The CB radio originated in the United States in 1945. It was a radio service for public use. The overlying concept was rather simple – to provide a system of short-distance communication for those interested in broadcasting over radio waves. It wasn’t until the 1970s, however, that CBs grew in popularity. During the time of the oil crisis, speed limits were reduced in St. Petersburg and throughout the country. It was also more difficult for truckers to get the fuel they needed to complete their duties. This was due to rationing that occurred at the time.
As a result, truckers started taking to the CB radio frequencies to get tips from other drivers on the best places to locate fuel in a given vicinity. Additionally, the radios proved very useful for warning other drivers of upcoming speed traps. A trend was born. Since then, truckers have been putting CB radios to good use.
For many years, this was the primary form of communication for truckers. The CB radio has helped drivers avoid bad road conditions, has been used to alert truckers to potential problems with their vehicles, and has even saved lives in serious accidents. The radios are still used for these purposes today and also as a sort of chat room for truckers trying to kill some time while driving. They can be used to give directions, ask advice, and even seek directions from the other truckers.
Some were disappointed when changes in technology reduced the usage of the CB radio. While it was once taken for granted that every tractor trailer would be equipped with one of the short-distance broadcast devices, today not nearly as many truckers partake. Radios, cellphones, GPS devices, and other such advancements have reduced the need for CB radios. Additionally, cell phone apps, like Co-Pilot Live Truck, can actually customize travel directions based on the vehicle size and weight. Furthermore, it didn’t help that the CB channels were so popular in the ‘70s and ‘80s that they were overwhelmed with meaningless chatter all too frequently.

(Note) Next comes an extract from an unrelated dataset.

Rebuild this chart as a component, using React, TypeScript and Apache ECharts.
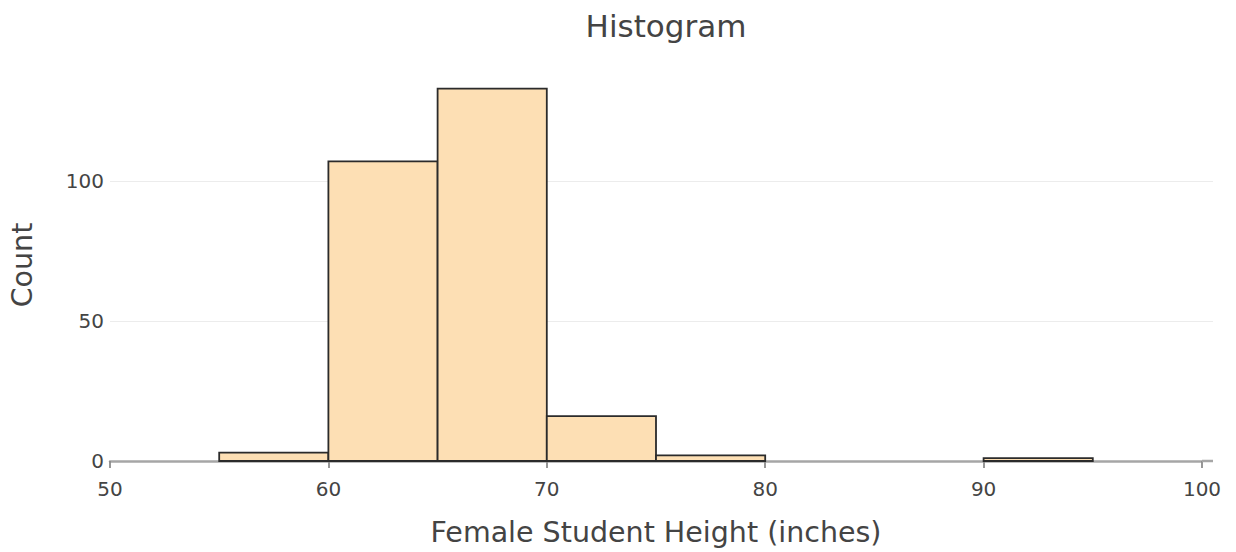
import React, { useEffect, useRef } from "react";
import * as echarts from "echarts";

const binStart = [55, 60, 65, 70, 75, 90];
const binEnd = [60, 65, 70, 75, 80, 95];
const counts = [3, 107, 133, 16, 2, 1];
const yGridValues = [50, 100];
const xTitle = "Female Student Height (inches)";
const yTitle = "Count";
const chartTitle = "Histogram";

const FONT = "DejaVu Sans";
const TEXT = "#444";

export default function App() {
  const ref = useRef<HTMLDivElement>(null);
  useEffect(() => {
    if (!ref.current) return;
    const chart = echarts.init(ref.current, undefined, { renderer: "svg" });
    const data = binStart.map((s, i) => [s, binEnd[i], counts[i]]);
    const gridLeft = 110;
    const gridRight = 34;
    const gridTop = 69;
    const gridBottom = 91;
    const plotEnd = 1213;
    chart.setOption({
      animation: false,
      backgroundColor: "#fff",
      title: {
        text: chartTitle,
        left: 661,
        top: 5,
        textAlign: "center",
        textStyle: { fontFamily: FONT, fontSize: 31, fontWeight: "normal", color: TEXT },
      },
      grid: { left: gridLeft, right: gridRight, top: gridTop, bottom: gridBottom },
      xAxis: {
        type: "value",
        min: 50,
        max: 100,
        interval: 10,
        name: xTitle,
        nameLocation: "middle",
        nameGap: 57,
        nameTextStyle: { fontFamily: FONT, fontSize: 28.5, color: TEXT },
        axisLine: { show: true, onZero: false, lineStyle: { color: "#a6a6a6", width: 2.5 } },
        axisTick: { show: true, length: 7, lineStyle: { color: "#8c8c8c", width: 1.8 } },
        axisLabel: { fontFamily: FONT, fontSize: 20, color: TEXT, margin: 18 },
        splitLine: { show: false },
      },
      yAxis: {
        type: "value",
        min: 0,
        max: 140,
        interval: 50,
        name: yTitle,
        nameLocation: "middle",
        nameGap: 73,
        nameTextStyle: { fontFamily: FONT, fontSize: 28.5, color: TEXT },
        axisLine: { show: false },
        axisTick: { show: false },
        axisLabel: {
          fontFamily: FONT,
          fontSize: 20,
          color: TEXT,
          margin: 6,
          formatter: (v: number) => (v % 50 === 0 ? String(v) : ""),
        },
        splitLine: { show: false },
      },
      series: [
        {
          type: "custom",
          data,
          encode: { x: [0, 1], y: 2 },
          renderItem: (params: any, api: any) => {
            const p0 = api.coord([api.value(0), api.value(2)]);
            const p1 = api.coord([api.value(1), 0]);
            return {
              type: "rect",
              shape: { x: p0[0], y: p0[1], width: p1[0] - p0[0], height: p1[1] - p0[1] },
              style: { fill: "#FDDFB4", stroke: "#2b2b2b", lineWidth: 1.8 },
              z2: 10,
            };
          },
          markLine: {
            silent: true,
            symbol: "none",
            label: { show: false },
            lineStyle: { color: "#ececec", width: 1, type: "solid" },
            data: yGridValues.map((v) => ({ yAxis: v })),
            z: 0,
          },
          z: 3,
        },
      ],
    });
    // extend the axis line and grid lines to the plot's right edge
    const xRight = 1236 - gridRight;
    const y0 = chart.convertToPixel({ yAxisIndex: 0 }, 0) as number;
    const extGrid = yGridValues.map((v) => {
      const yy = Math.round(chart.convertToPixel({ yAxisIndex: 0 }, v) as number) + 0.5;
      return {
        type: "line",
        shape: { x1: xRight, y1: yy, x2: plotEnd, y2: yy },
        style: { stroke: "#ececec", lineWidth: 1 },
        z: 0,
      };
    });
    chart.setOption({
      graphic: [
        {
          type: "line",
          shape: { x1: xRight, y1: y0, x2: plotEnd, y2: y0 },
          style: { stroke: "#a6a6a6", lineWidth: 2.5 },
          z: 5,
        },
        ...extGrid,
      ],
    });
    return () => chart.dispose();
  }, []);
  return (
    <div
      ref={ref}
      style={{ position: "fixed", left: 0, top: 0, width: 1236, height: 552 }}
    />
  );
}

Nevertheless, listening to the CB can actually save lives. Truckers are wise to listen to the advice of those who have already traveled the roads ahead and they may just learn about a mechanical problem (such as a bad tire or loose cargo latch) before it becomes a tragic disaster. Fortunately, many drivers have come to discover that they can adjust the squelch and continue listening to the local chatter without giving up more modern conveniences, such as Pandora or Satellite Radio. In this way, they can assure that they have the additional form of communication should an upcoming obstacle pose a risk for a truck accident. The CB can ultimately prevent the need for ambulances and personal injury attorneys, making it well worth the investment.